Begin Records to use

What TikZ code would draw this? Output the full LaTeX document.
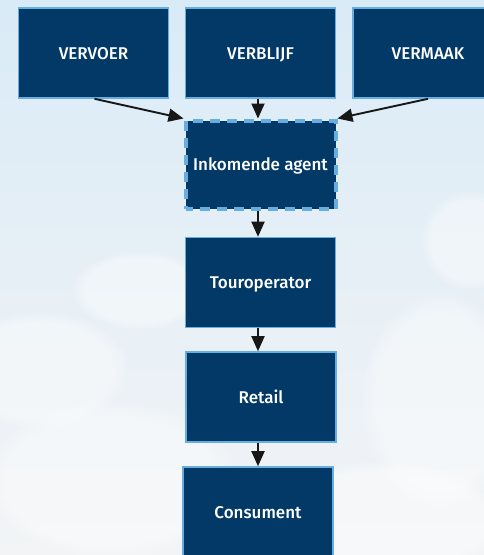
\documentclass[tikz,border=0pt]{standalone}
\usepackage{fontspec}
\setmainfont{Fira Sans Medium}
\usetikzlibrary{arrows.meta,fadings}
\definecolor{navy}{HTML}{023966}
\definecolor{edgeblue}{HTML}{67ADE0}
\definecolor{skytop}{HTML}{D9EBF7}
\definecolor{skymid}{HTML}{E6EFF6}
\definecolor{skybot}{HTML}{F2F4F6}
\definecolor{arrowc}{HTML}{171717}
\tikzset{
  box/.style={rectangle, fill=navy, draw=edgeblue, line width=1.6pt,
    minimum width=150pt, minimum height=90pt, inner sep=0pt,
    text height=12pt, text depth=0pt,
    text=white, font=\fontsize{17}{20}\selectfont},
  dashbox/.style={box, line width=4pt, dash pattern=on 10pt off 7pt, dash phase=3pt,
    minimum width=150pt, minimum height=88pt},
  flow/.style={draw=arrowc, line width=1.9pt, -{Triangle[length=15pt,width=13pt]}},
  cloud/.style={fill=white, draw=none, opacity=0.4,
    path fading=circle with fuzzy edge 20 percent}
}
\begin{document}
\begin{tikzpicture}[x=1pt,y=-1pt]
\useasboundingbox (0,0) rectangle (484,555);
\clip (0,0) rectangle (484,555);
\shade[top color=skytop, bottom color=skymid] (0,0) rectangle (484,260);
\shade[top color=skymid, bottom color=skybot] (0,260) rectangle (484,555);
% soft clouds
\fill[cloud] (140,290) ellipse (70 and 40);
\fill[cloud] (40,370) ellipse (90 and 60);
\fill[cloud] (440,400) ellipse (80 and 110);
\fill[cloud] (110,480) ellipse (130 and 80);
\fill[cloud] (380,520) ellipse (130 and 60);
\fill[cloud] (470,240) ellipse (50 and 50);

\node[box] (vervoer) at (93.5,53) {VERVOER};
\node[box] (verblijf) at (260.5,53) {VERBLIJF};
\node[box] (vermaak) at (428,53) {VERMAAK};
\node[dashbox] (agent) at (260.5,164.5) {Inkomende agent};
\node[box] (tour) at (260.5,282.5) {Touroperator};
\node[box] (retail) at (261,397) {Retail};
\node[box] (consument) at (258,512) {Consument};

\draw[flow] ([xshift=1pt]vervoer.south) -- (agent.north west);
\draw[flow] ([xshift=-2.5pt]verblijf.south) -- ([xshift=-2.5pt]agent.north);
\draw[flow] (vermaak.south) -- (agent.north east);
\draw[flow] ([xshift=-2.5pt]agent.south) -- ([xshift=-2.5pt]tour.north);
\draw[flow] ([xshift=-2.5pt]tour.south) -- ([xshift=-3pt]retail.north);
\draw[flow] ([xshift=-3pt]retail.south) -- (consument.north);
\end{tikzpicture}
\end{document}
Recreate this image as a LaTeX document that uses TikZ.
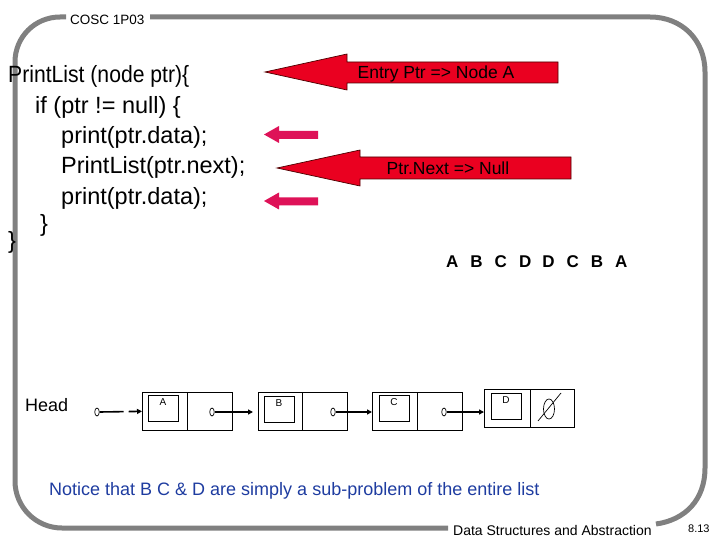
\documentclass[tikz,border=0pt]{standalone}
\usepackage{fontspec}
\setmainfont{Liberation Sans}
\newfontfamily\tightsans[FakeStretch=0.9]{Liberation Sans}
\usetikzlibrary{arrows.meta,shapes.geometric}
\definecolor{frame}{gray}{0.5}
\definecolor{bigred}{RGB}{234,0,32}
\definecolor{pinkred}{RGB}{222,18,88}
\definecolor{noteblue}{RGB}{30,60,160}
\tikzset{
  code/.style={anchor=base west,inner sep=0pt,font=\fontsize{23.5}{28}\selectfont},
  calltext/.style={anchor=base,inner sep=0pt,font=\fontsize{17.5}{20}\selectfont},
  bigarrow/.style={fill=bigred,draw=black!70!red,line width=0.7pt},
  smallarrow/.style={fill=pinkred,draw=none},
  half/.style={draw,line width=0.7pt,minimum height=38pt,inner sep=0pt,anchor=north west},
  inbox/.style={draw,line width=0.7pt,minimum width=30pt,minimum height=26pt,inner sep=0pt,anchor=north west},
  boxlabel/.style={anchor=base,inner sep=0pt,font=\fontsize{10}{12}\selectfont},
  ptr/.style={ellipse,draw,line width=0.7pt,minimum width=4.5pt,minimum height=8pt,inner sep=0pt},
  link/.style={line width=1.6pt,-{Triangle[length=5pt,width=5pt]}},
  framestroke/.style={draw=frame,line width=5pt}
}
\begin{document}
\begin{tikzpicture}[x=1pt,y=-1pt]
\useasboundingbox (0,0) rectangle (720,540);
% frame
\draw[framestroke] (150,17) -- (650,17) .. controls (682,17) and (705,40) .. (705,72) -- (705,468) .. controls (705,500) and (685,520) .. (656,524);
\draw[framestroke] (448,528) -- (62,528) .. controls (36,528) and (15,507) .. (15,481) -- (15,62) .. controls (15,37) and (35,17) .. (60,17) -- (66,17);
\node[anchor=base west,inner sep=0pt,font=\fontsize{13.5}{16}\selectfont] (title) at (70,25) {COSC 1P03};
\node[anchor=base west,inner sep=0pt,font=\fontsize{14}{16}\selectfont] (footer) at (453,535) {Data Structures and Abstraction};
\node[anchor=base west,inner sep=0pt,font=\fontsize{11}{13}\selectfont] (page) at (688,532) {8.13};
% code
\node[code,font=\tightsans\fontsize{23.5}{28}\selectfont] (l1) at (8,83) {PrintList (node ptr)\{};
\node[code] (l2) at (35,113.5) {if (ptr != null) \{};
\node[code] (l3) at (61,144) {print(ptr.data);};
\node[code] (l4) at (61,174) {PrintList(ptr.next);};
\node[code] (l5) at (61,204.5) {print(ptr.data);};
\node[code] (l6) at (40,232) {\}};
\node[code] (l7) at (8,248) {\}};
% big arrows
\draw[bigarrow] (265,72) -- (347,54) -- (347,62) -- (558,62) -- (558,83) -- (347,83) -- (347,90) -- cycle;
\node[calltext] (entry) at (436,78.5) {Entry Ptr => Node A};
\draw[bigarrow] (277,168) -- (360,150) -- (360,157) -- (571,157) -- (571,179) -- (360,179) -- (360,186) -- cycle;
\node[calltext] (nextnull) at (448,174.5) {Ptr.Next => Null};
% small arrows
\fill[smallarrow] (264,134.5) -- (279,126) -- (279,131) -- (318,131) -- (318,139) -- (279,139) -- (279,143) -- cycle;
\fill[smallarrow] (264,201) -- (279,192.5) -- (279,197.5) -- (318,197.5) -- (318,205.5) -- (279,205.5) -- (279,209.5) -- cycle;
% output sequence
\node[anchor=base west,inner sep=0pt,font=\fontsize{17}{20}\selectfont\bfseries] (seq) at (446,267)
  {A\hspace{12pt}B\hspace{12pt}C\hspace{12pt}D\hspace{11pt}D\hspace{12pt}C\hspace{12pt}B\hspace{12pt}A};
% linked list
\node[anchor=base west,inner sep=0pt,font=\fontsize{18}{20}\selectfont] (head) at (25,411) {Head};
\node[ptr] (hp) at (97,412) {};
% node A
\node[half,minimum width=45pt] (Al) at (142,392) {};
\node[half,minimum width=45pt] (Ar) at (187,392) {};
\node[inbox] (Ai) at (148,395) {};
\node[boxlabel] at (163,405) {A};
\node[ptr] (Ap) at (212,412) {};
% node B
\node[half,minimum width=44pt] (Bl) at (258,392) {};
\node[half,minimum width=45pt] (Br) at (302,392) {};
\node[inbox] (Bi) at (264,396) {};
\node[boxlabel] at (279,406) {B};
\node[ptr] (Bp) at (333,412) {};
% node C
\node[half,minimum width=45pt] (Cl) at (372,392) {};
\node[half,minimum width=45pt] (Cr) at (417,392) {};
\node[inbox] (Ci) at (379,395) {};
\node[boxlabel] at (394,405) {C};
\node[ptr] (Cp) at (444,412) {};
% node D
\node[half,minimum width=46pt] (Dl) at (484,389) {};
\node[half,minimum width=44pt] (Dr) at (530,389) {};
\node[inbox] (Di) at (491,393) {};
\node[boxlabel] at (506,403) {D};
\node[ellipse,draw,line width=0.7pt,minimum width=11pt,minimum height=20pt,inner sep=0pt] (null) at (549,409) {};
\draw[line width=0.7pt] (538,421) -- (561,393);
% links
\draw[link,dash pattern=on 24pt off 5pt] (hp.east) -- (Al.west);
\draw[link,shorten >=5pt] (Ap.east) -- (Bl.west|-Ap.east);
\draw[link] (Bp.east) -- (Cl.west|-Bp.east);
\draw[link] (Cp.east) -- (Dl.west|-Cp.east);
% note
\node[anchor=base west,inner sep=0pt,text=noteblue,font=\fontsize{18}{20}\selectfont] (note) at (49,495) {Notice that B C \& D are simply a sub-problem of the entire list};
\end{tikzpicture}
\end{document}
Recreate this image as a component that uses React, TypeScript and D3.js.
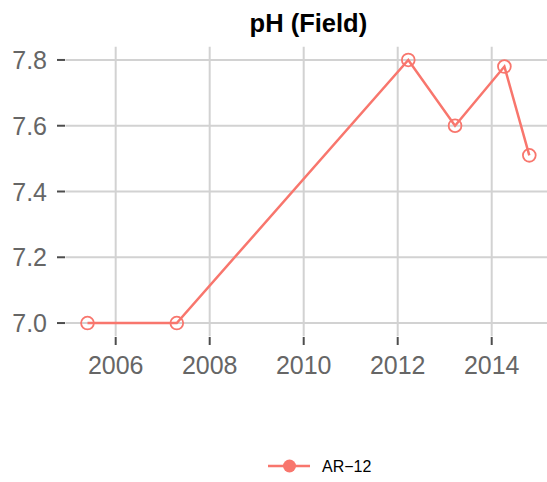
import React from "react";
import * as d3 from "d3";

const years = [2005.4, 2007.3, 2012.225, 2013.22, 2014.27, 2014.8];
const phValues = [7.0, 7.0, 7.8, 7.6, 7.78, 7.51];
const xTicks = [2006, 2008, 2010, 2012, 2014];
const yTicks = [7.0, 7.2, 7.4, 7.6, 7.8];
const seriesName = "AR\u221212";
const title = "pH (Field)";

const W = 547;
const H = 482;
const color = "#F8766D";
const font = "'Liberation Sans', Arial, Helvetica, sans-serif";

export default function App() {
  const x = d3.scaleLinear().domain([2004.93, 2015.27]).range([65.4, 551.4]);
  const y = d3.scaleLinear().domain([6.96, 7.84]).range([336.2, 46.8]);
  const [x0, x1] = x.range();
  const [yb, yt] = y.range();
  const pts = years.map((yr, i) => [x(yr), y(phValues[i])] as [number, number]);
  const line = d3.line()(pts) || "";
  return (
    <svg width={W} height={H} style={{ position: "absolute", left: 0, top: 0, background: "#fff" }}>
      <rect x={0} y={0} width={W} height={H} fill="#fff" />
      <text x={(x0 + x1) / 2} y={31.5} textAnchor="middle" fontFamily={font} fontWeight="bold" fontSize={25.5} fill="#000">
        {title}
      </text>
      {xTicks.map((t) => (
        <line key={"gx" + t} x1={x(t)} x2={x(t)} y1={yt} y2={yb} stroke="#d2d2d2" strokeWidth={2} />
      ))}
      {yTicks.map((t) => (
        <line key={"gy" + t} x1={x0} x2={x1} y1={y(t)} y2={y(t)} stroke="#d2d2d2" strokeWidth={2} />
      ))}
      {yTicks.map((t) => (
        <g key={"ty" + t}>
          <line x1={57} x2={65} y1={y(t)} y2={y(t)} stroke="#4d4d4d" strokeWidth={2} />
          <text x={47} y={y(t)} dy="0.36em" textAnchor="end" fontFamily={font} fontSize={25} fill="#666">
            {t.toFixed(1)}
          </text>
        </g>
      ))}
      {xTicks.map((t) => (
        <g key={"tx" + t}>
          <line x1={x(t)} x2={x(t)} y1={337} y2={345} stroke="#4d4d4d" strokeWidth={2} />
          <text x={x(t)} y={373.5} textAnchor="middle" fontFamily={font} fontSize={25} fill="#666">
            {t}
          </text>
        </g>
      ))}
      <path d={line} fill="none" stroke={color} strokeWidth={2.5} />
      {pts.map((p, i) => (
        <circle key={"p" + i} cx={p[0]} cy={p[1]} r={6.4} fill="none" stroke={color} strokeWidth={1.8} />
      ))}
      <g>
        <line x1={268} x2={310} y1={466} y2={466} stroke={color} strokeWidth={2.5} />
        <circle cx={289.5} cy={466} r={6.5} fill={color} />
        <text x={322} y={466} dy="0.36em" fontFamily={font} fontSize={16} fill="#000">
          {seriesName}
        </text>
      </g>
    </svg>
  );
}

End Records to use

Above are lines of data; state how many of them contain the word "that", with no other output.

3